Multiple students have reported injuries just days after the top administrators opened the Science and Engineering Hall construction pit for group gatherings, bending to repeated demands for more student space.
The officials championed their constant concern for student satisfaction in a ribbon-cutting ceremony unveiling the construction pit for student use – adding that the new space will provide “all the space they’ve bitched about for years.”
Administrators said the newly granted space was the largest plot ever allotted solely for student use.
In an informal survey conducted by Le Hachét, the majority of the 15 students polled said they find themselves indebted for life to caring administrators, calling any student space at all “a blessing.”

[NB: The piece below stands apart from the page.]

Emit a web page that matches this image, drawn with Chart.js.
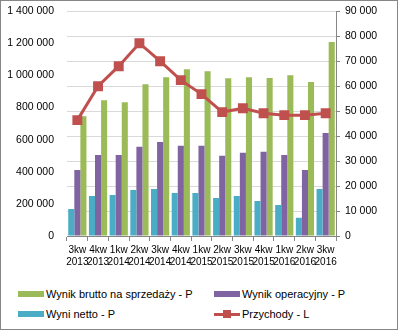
<!DOCTYPE html>
<html>
<head>
<meta charset="utf-8">
<script src="https://cdn.jsdelivr.net/npm/chart.js@4"></script>
<style>
  html, body { margin: 0; padding: 0; background: #fff; }
  #wrap { position: relative; width: 398px; height: 330px; overflow: hidden; font-family: 'Liberation Sans', Arial, sans-serif; }
  #frame { position: absolute; left: 0; top: 0; width: 396px; height: 328px; border: 1px solid #868686; pointer-events: none; }
  #chart { position: absolute; left: 0; top: 0; }
  .lg { position: absolute; font-size: 11px; color: #000; display: flex; align-items: center; white-space: nowrap; }
  .sw { width: 26px; height: 6px; margin-right: 2px; }
  .sw-line { width: 26px; height: 8px; margin-right: 2px; position: relative; }
  .sw-line:before { content: ''; position: absolute; left: 0; right: 0; top: 3px; height: 3px; background: #C0504D; }
  .sw-line:after { content: ''; position: absolute; left: 9px; top: 0; width: 8px; height: 8px; background: #C0504D; }
</style>
</head>
<body>
<div id="wrap">
  <canvas id="chart" width="398" height="275"></canvas>
  <div class="lg" style="left:18px; top:288px;"><span class="sw" style="background:#9BBB59"></span>Wynik brutto na sprzedaży - P</div>
  <div class="lg" style="left:214px; top:288px;"><span class="sw" style="background:#8064A2"></span>Wynik operacyjny - P</div>
  <div class="lg" style="left:18px; top:308px;"><span class="sw" style="background:#4BACC6"></span>Wyni netto - P</div>
  <div class="lg" style="left:214px; top:308px;"><span class="sw-line"></span>Przychody - L</div>
  <div id="frame"></div>
</div>
<script>
// quarters (two-line labels)
const quarters = [
  ['3kw', '2013'], ['4kw', '2013'], ['1kw', '2014'], ['2kw', '2014'], ['3kw', '2014'],
  ['4kw', '2014'], ['1kw', '2015'], ['2kw', '2015'], ['3kw', '2015'], ['4kw', '2015'],
  ['1kw', '2016'], ['2kw', '2016'], ['3kw', '2016'],
];

// right axis (P) series
const wynikNetto = [10800, 16000, 16400, 18400, 18800, 17200, 17200, 15200, 16000, 14000, 12400, 7300, 18800];
const wynikOperacyjny = [26400, 32400, 32400, 35700, 37700, 36100, 36100, 32100, 33300, 33700, 32400, 26400, 41300];
const wynikBrutto = [48000, 54400, 53600, 60800, 63600, 66800, 66000, 63200, 63600, 63300, 64400, 61700, 77700];

// left axis (L) series
const przychody = [722000, 933000, 1058000, 1201000, 1089000, 971000, 884000, 772000, 796000, 765000, 753000, 753000, 765000];

const leftTicks = { min: 0, max: 1400000, step: 200000 };
const rightTicks = { min: 0, max: 90000, step: 10000 };

const fmt = (v) => String(v).replace(/\B(?=(\d{3})+(?!\d))/g, ' ');
const tickFont = { family: "'Liberation Sans', Arial, sans-serif", size: 10.5 };

new Chart(document.getElementById('chart'), {
  data: {
    labels: quarters,
    datasets: [
      { type: 'bar', label: 'Wyni netto - P', data: wynikNetto, backgroundColor: '#4BACC6', yAxisID: 'y1', order: 1 },
      { type: 'bar', label: 'Wynik operacyjny - P', data: wynikOperacyjny, backgroundColor: '#8064A2', yAxisID: 'y1', order: 1 },
      { type: 'bar', label: 'Wynik brutto na sprzedaży - P', data: wynikBrutto, backgroundColor: '#9BBB59', yAxisID: 'y1', order: 1 },
      {
        type: 'line',
        label: 'Przychody - L',
        data: przychody,
        borderColor: '#C0504D',
        backgroundColor: '#C0504D',
        borderWidth: 3,
        pointStyle: 'rect',
        pointRadius: 7,
        pointBorderWidth: 0,
        tension: 0,
        yAxisID: 'y',
        order: 0,
      },
    ],
  },
  options: {
    responsive: false,
    animation: false,
    layout: { autoPadding: false, padding: { left: 0, right: 6, top: 11, bottom: 4 } },
    datasets: { bar: { categoryPercentage: 0.88, barPercentage: 1.0 } },
    plugins: { legend: { display: false }, tooltip: { enabled: false } },
    scales: {
      x: {
        grid: { drawOnChartArea: false, drawTicks: true, tickLength: 5, tickColor: '#868686', offset: true },
        border: { color: '#868686' },
        ticks: { font: { ...tickFont, size: 10 }, color: '#000', autoSkip: false, maxRotation: 0, minRotation: 0, padding: 3 },
      },
      y: {
        position: 'left',
        min: leftTicks.min,
        max: leftTicks.max,
        // invisible tick marks keep the labels clear of the plot
        grid: { drawOnChartArea: false, drawTicks: true, tickLength: 10, tickColor: 'rgba(0,0,0,0)' },
        border: { display: false },
        ticks: { stepSize: leftTicks.step, font: tickFont, color: '#000', padding: 3, callback: (v) => fmt(v) },
        afterFit(scale) { scale.width = 67; },
      },
      y1: {
        position: 'right',
        min: rightTicks.min,
        max: rightTicks.max,
        grid: { color: '#D9D9D9', tickColor: '#868686', tickLength: 4 },
        border: { color: '#868686' },
        ticks: { stepSize: rightTicks.step, font: tickFont, color: '#000', padding: 5, callback: (v) => fmt(v) },
        afterFit(scale) { scale.width = 56; },
      },
    },
  },
});
</script>
</body>
</html>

One respondent said the millions of dollars the University has racked up in debt to pay for the giant hole in the ground demonstrated their ability to be tuned in to students’ most pressing needs.
GW Raas has already staked out the southwest corner of the pit, with its president, Roz Kaos, pointing to the area’s lack of “shrapnel remnants and other large, dangerous objects” as compared to other corners of the dusty, jackhammer-laden plot.
“There is no ladder to get into the pit, so we’ve just had to jump the hundred feet down into the space,” she said. “It’s now a part of our competitive tryout process. If a student doesn’t cry out when his ribs are shattered, then he makes the next round.”
Administrators have already mapped out where to shift student space once the hall’s construction pit fills in. Provost Steve Irwin hinted to reporters Friday that GW will designate 23rd Street as easily accessible student space. Despite concern of students being pancaked by a whirring barrage of rush-hour traffic, administrators cited their continuous dedication to space that is “accessible.”